- **WRITTEN INSTRUCTION**
Return the lines that follow, exactly as they appear, from the first through the one containing "from matplotlib.ticker import MultipleLocator"; no pictures are to be included.

**** MATERIAL TO PROCESS ****

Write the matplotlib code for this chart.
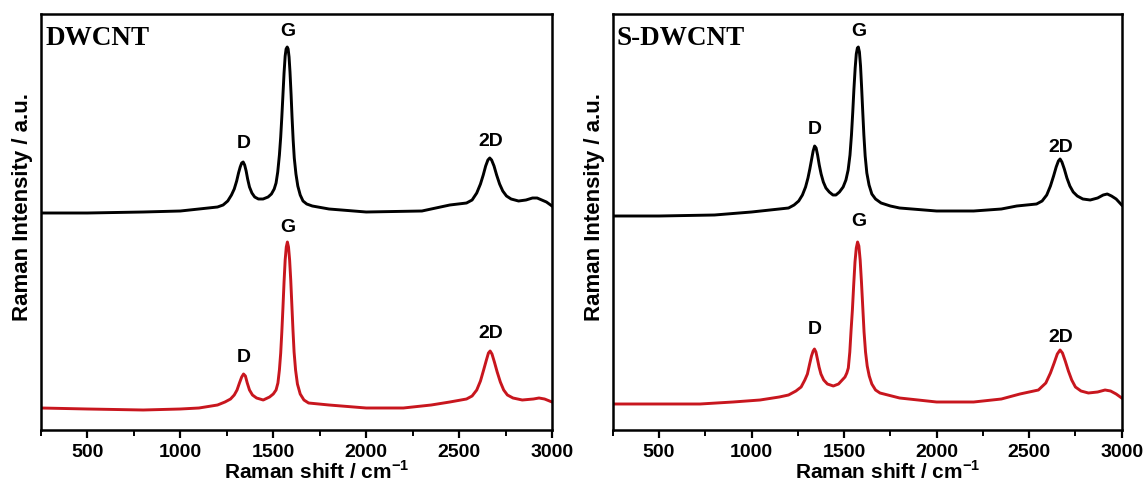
import matplotlib
matplotlib.use("Agg")
import matplotlib.pyplot as plt
from matplotlib.ticker import MultipleLocator

# ---------------- data (intensity in arbitrary units) ----------------
dw_black_x = [250, 500, 800, 1000, 1100, 1200, 1230, 1255, 1275, 1290, 1303, 1313, 1322, 1330, 1338,
              1346, 1354, 1362, 1372, 1385, 1400, 1420, 1445, 1472, 1490, 1505, 1515, 1524, 1533, 1540,
              1546, 1552, 1558, 1564, 1569, 1575, 1580, 1585, 1590, 1596, 1601, 1607, 1613, 1622, 1632,
              1645, 1660, 1680, 1710, 1800, 2000, 2300, 2400, 2450, 2540, 2570, 2595, 2615, 2630, 2643,
              2655, 2665, 2675, 2688, 2702, 2718, 2735, 2755, 2780, 2820, 2860, 2895, 2920, 2945, 2970,
              3000]
dw_black_y = [217, 217, 218, 219, 221, 223, 225, 229, 235, 241, 249, 257, 263, 267, 268,
              265, 259, 251, 243, 237, 233, 231, 231, 233, 236, 241, 247, 258, 275, 293,
              313, 335, 357, 374, 381, 383, 381, 373, 358, 335, 313, 290, 272, 256, 244,
              235, 229, 226, 224, 221, 218, 219, 223, 225, 227, 230, 237, 246, 255, 264,
              270, 272, 270, 264, 255, 246, 239, 234, 231, 229, 230, 232, 232, 230, 228,
              224]

dw_red_x = [250, 500, 800, 1000, 1100, 1200, 1240, 1270, 1290, 1305, 1318, 1330, 1340, 1350, 1360,
            1372, 1388, 1410, 1446, 1480, 1500, 1515, 1525, 1533, 1540, 1546, 1552, 1558, 1564, 1570,
            1576, 1582, 1588, 1594, 1600, 1606, 1612, 1620, 1630, 1645, 1665, 1690, 1800, 2000, 2200,
            2350, 2450, 2540, 2570, 2595, 2615, 2632, 2647, 2658, 2667, 2677, 2690, 2705, 2722, 2740,
            2760, 2790, 2840, 2900, 2930, 2960, 3000]
dw_red_y = [22, 21, 20, 21, 22, 25, 28, 31, 35, 40, 47, 53, 56, 54, 47,
            40, 35, 32, 30, 33, 36, 40, 47, 60, 77, 98, 122, 148, 170, 183,
            188, 183, 170, 150, 125, 100, 78, 60, 46, 36, 30, 27, 25, 22, 22,
            25, 28, 31, 34, 40, 49, 60, 70, 77, 79, 76, 68, 58, 48, 40,
            35, 32, 30, 31, 32, 31, 28]

sdw_black_x = [250, 500, 800, 1000, 1100, 1200, 1230, 1255, 1275, 1292, 1305, 1315, 1325, 1333, 1341,
               1349, 1357, 1366, 1376, 1388, 1402, 1420, 1440, 1456, 1475, 1495, 1510, 1522, 1532, 1540,
               1547, 1553, 1560, 1566, 1572, 1577, 1583, 1589, 1595, 1601, 1607, 1614, 1623, 1635, 1650,
               1670, 1700, 1750, 1800, 2000, 2200, 2350, 2433, 2540, 2570, 2595, 2615, 2632, 2646, 2658,
               2667, 2677, 2690, 2704, 2720, 2738, 2760, 2790, 2830, 2870, 2900, 2922, 2945, 2970, 3000]
sdw_black_y = [214, 214, 215, 218, 220, 222, 225, 229, 235, 243, 252, 261, 271, 279, 284,
               282, 275, 265, 256, 248, 242, 238, 235, 235, 238, 243, 250, 260, 275, 295,
               318, 340, 362, 376, 382, 383, 378, 364, 342, 318, 295, 274, 257, 245, 236,
               231, 227, 224, 222, 219, 219, 221, 224, 226, 229, 235, 244, 254, 263, 269,
               271, 268, 261, 252, 244, 238, 234, 231, 230, 232, 235, 236, 234, 231, 225]

sdw_red_x = [250, 500, 722, 900, 1046, 1150, 1200, 1240, 1268, 1288, 1302, 1314, 1324, 1333, 1340,
             1348, 1356, 1365, 1375, 1390, 1410, 1442, 1470, 1490, 1505, 1515, 1523, 1531, 1538, 1545,
             1552, 1559, 1566, 1573, 1580, 1587, 1594, 1601, 1608, 1616, 1625, 1636, 1650, 1670, 1694,
             1800, 2000, 2200, 2350, 2450, 2550, 2590, 2615, 2635, 2652, 2667, 2680, 2695, 2712, 2730,
             2750, 2780, 2820, 2870, 2910, 2940, 2970, 3000]
sdw_red_y = [26, 26, 26, 28, 30, 33, 35, 39, 43, 50, 56, 66, 74, 79, 81,
             78, 71, 63, 56, 50, 46, 44, 46, 50, 53, 57, 62, 78, 100, 120,
             145, 168, 182, 188, 184, 170, 148, 123, 98, 78, 64, 54, 46, 40, 37,
             32, 28, 28, 31, 36, 40, 47, 57, 67, 76, 80, 77, 69, 59, 50,
             43, 39, 37, 38, 40, 39, 36, 32]

panel_titles = ["DWCNT", "S-DWCNT"]
peak_names = ["D", "G", "2D"]
# label centre positions for each panel: black then red
dw_label_x = [1340, 1580, 2670]
dw_black_label_y = [287, 398, 289]
dw_red_label_y = [72, 202, 97]
sdw_label_x = [1340, 1577, 2670]
sdw_black_label_y = [300, 398, 283]
sdw_red_label_y = [100, 208, 93]

xticks = [500, 1000, 1500, 2000, 2500, 3000]

# ---------------- drawing ----------------
plt.rcParams['font.family'] = ['Liberation Sans', 'DejaVu Sans']
plt.rcParams['mathtext.fontset'] = 'custom'
plt.rcParams['mathtext.rm'] = 'Liberation Sans:bold'
plt.rcParams['mathtext.bf'] = 'Liberation Sans:bold'
RED = '#c8161e'

fig = plt.figure(figsize=(11.47, 4.90), dpi=100)
ax1 = fig.add_axes([41 / 1147, 1 - 430 / 490, 511 / 1147, 416 / 490])
ax2 = fig.add_axes([612.7 / 1147, 1 - 430 / 490, 509 / 1147, 416 / 490])

panels = [
    (ax1, dw_black_x, dw_black_y, dw_red_x, dw_red_y, dw_label_x, dw_black_label_y, dw_red_label_y, panel_titles[0]),
    (ax2, sdw_black_x, sdw_black_y, sdw_red_x, sdw_red_y, sdw_label_x, sdw_black_label_y, sdw_red_label_y, panel_titles[1]),
]

for ax, bx, by, rx, ry, lx, lby, lry, title in panels:
    ax.plot(bx, by, color='black', lw=2.1, solid_joinstyle='round')
    ax.plot(rx, ry, color=RED, lw=2.1, solid_joinstyle='round')
    ax.set_xlim(250, 3000)
    ax.set_ylim(0, 416)
    ax.set_yticks([])
    ax.set_xticks(xticks)
    ax.xaxis.set_minor_locator(MultipleLocator(250))
    ax.tick_params(axis='x', which='major', direction='out', length=6, width=1.6,
                   labelsize=14, pad=4)
    ax.tick_params(axis='x', which='minor', direction='out', length=4, width=1.4)
    for lbl in ax.get_xticklabels():
        lbl.set_fontweight('bold')
    for s in ax.spines.values():
        s.set_linewidth(1.8)
    ax.set_xlabel('Raman shift / cm$^{-1}$', fontsize=15, fontweight='bold')
    ax.xaxis.set_label_coords(0.54, -0.072)
    ax.set_ylabel('Raman Intensity / a.u.', fontsize=16, fontweight='bold')
    ax.yaxis.set_label_coords(-0.016, 0.535)
    ax.text(0.008, 0.94, title, transform=ax.transAxes, fontsize=19.5, fontweight='bold',
            family=['Liberation Serif', 'DejaVu Serif'], ha='left', va='center')
    for name, x, y in zip(peak_names, lx, lby):
        ax.text(x, y, name, fontsize=14, fontweight='bold', ha='center', va='center')
    for name, x, y in zip(peak_names, lx, lry):
        ax.text(x, y, name, fontsize=14, fontweight='bold', ha='center', va='center')

fig.savefig('out.png', dpi=100)
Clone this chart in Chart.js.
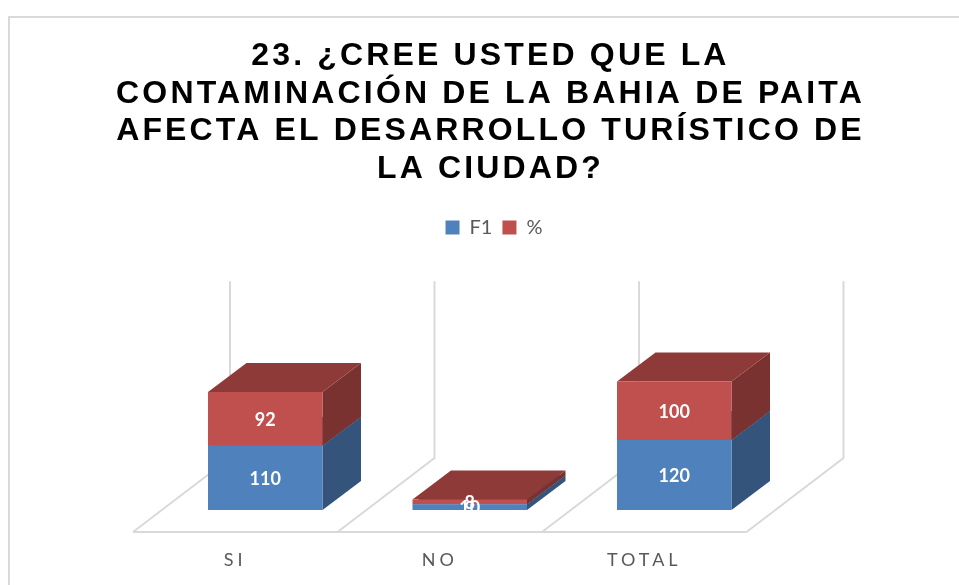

****

- **TASK RESPONSE**
Write the matplotlib code for this chart.
import matplotlib
matplotlib.use("Agg")
import matplotlib.pyplot as plt
from matplotlib.ticker import MultipleLocator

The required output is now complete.